Evaluation of the number of clusters in a data set using $p$-values from Multiple Tests of Hypotheses

TL;DR

This paper introduces a new nonparametric, distance-based measure to determine the number of clusters in a dataset, leveraging multiple hypothesis tests and p-value combination, applicable to high-dimensional data.

Contribution

It presents a novel cluster accuracy index that efficiently estimates the number of groups using multiple hypothesis testing without extensive computation.

Findings

Demonstrates the index's efficiency through data studies.

Shows superiority over existing methods in accuracy.

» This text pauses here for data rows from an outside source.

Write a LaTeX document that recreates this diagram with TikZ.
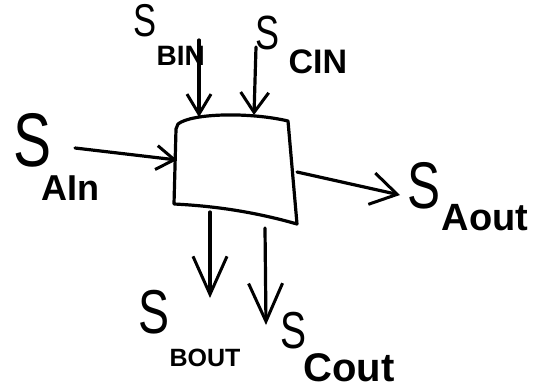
\documentclass[tikz,border=0pt]{standalone}
\usepackage{fontspec}
\setmainfont{Liberation Sans}
\usetikzlibrary{arrows.meta}
\begin{document}
\begin{tikzpicture}[x=1pt, y=-1pt, line width=3.2pt, line cap=round, line join=round,
  sigarrow/.style args={#1/#2}{-{Straight Barb[length=#1pt, width=#2pt, line width=3pt]}},
  bigs/.style={inner sep=0pt, anchor=base west, xscale=0.75, transform shape,
    font=\fontsize{#1}{#1}\selectfont},
  subs/.style={inner sep=0pt, anchor=base west, font=\bfseries\fontsize{#1}{#1}\selectfont}]
\useasboundingbox (0,0) rectangle (536,389);

% the block
\coordinate (tl) at (178,124);
\coordinate (tr) at (288,121);
\coordinate (br) at (297,224);
\coordinate (bl) at (174,204);
\draw (176,129) -- (tl) .. controls (192,113) and (250,112) .. (tr)
      -- (br) .. controls (255,212) and (215,206) .. (bl) -- cycle;

% connector end points
\coordinate (ain0) at (75,148);  \coordinate (ain1) at (177,160);
\coordinate (bin0) at (199,40);  \coordinate (bin1) at (199,117);
\coordinate (cin0) at (256,47);  \coordinate (cin1) at (254,115);
\coordinate (aout0) at (297,172); \coordinate (aout1) at (400,195);
\coordinate (bout0) at (210,212); \coordinate (bout1) at (210,298);
\coordinate (cout0) at (265,228); \coordinate (cout1) at (266,325);

\draw[sigarrow=18/24] (ain0) -- (ain1);
\draw[sigarrow=20/24] (bin0) -- (bin1);
\draw[sigarrow=20/28] (cin0) -- (cin1);
\draw[sigarrow=26/32] (aout0) -- (aout1);
\draw[sigarrow=38/34] (bout0) -- (bout1);
\draw[sigarrow=38/34] (cout0) -- (cout1);

% signal labels
\node[bigs=76] (ainS) at (12,166) {S};
\node[subs=36] (ainT) at (40,200) {AIn};
\node[bigs=46] (binS) at (132,36) {S};
\node[subs=28] (binT) at (155,65) {BIN};
\node[bigs=48] (cinS) at (254,49) {S};
\node[subs=34] (cinT) at (287,73) {CIN};
\node[bigs=66] (aoutS) at (406,208) {S};
\node[subs=38] (aoutT) at (440,230) {Aout};
\node[bigs=62] (boutS) at (137,333) {S};
\node[subs=25] (boutT) at (168,366) {BOUT};
\node[bigs=52] (coutS) at (279,348) {S};
\node[subs=40] (coutT) at (302,381) {Cout};
\end{tikzpicture}
\end{document}
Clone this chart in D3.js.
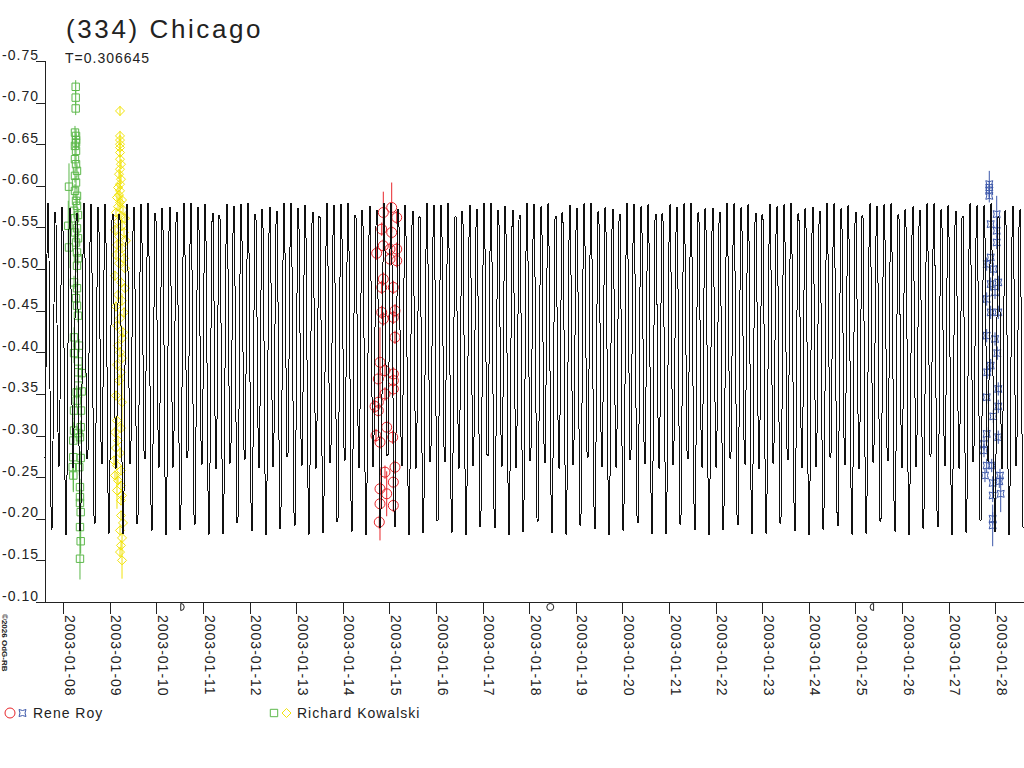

Applicable to arbitrary-dimensional datasets.

Abstract

This paper proposes a novel, nonparametric, interpoint distance-based measure to investigate whether there exist any groups in a set of given data, and if so then, how many groups are prevailing in total. It is a cluster accuracy index useful for arbitrary-dimensional data set, in association with any clustering algorithm having the number of groups specified as a priori. We perform univariate, nonparametric, multiple statistical tests of hypotheses, where as many dependent tests as the sample size are carried out using the interpoint distances. They possess $p$-values to be combined to reach a decision, which is taken in a step-wise process for a possible number of clusters. It reduces the unnecessary computations compared with the other accuracy measures from the literature. Data study establishes the proposed index's efficiency and superiority.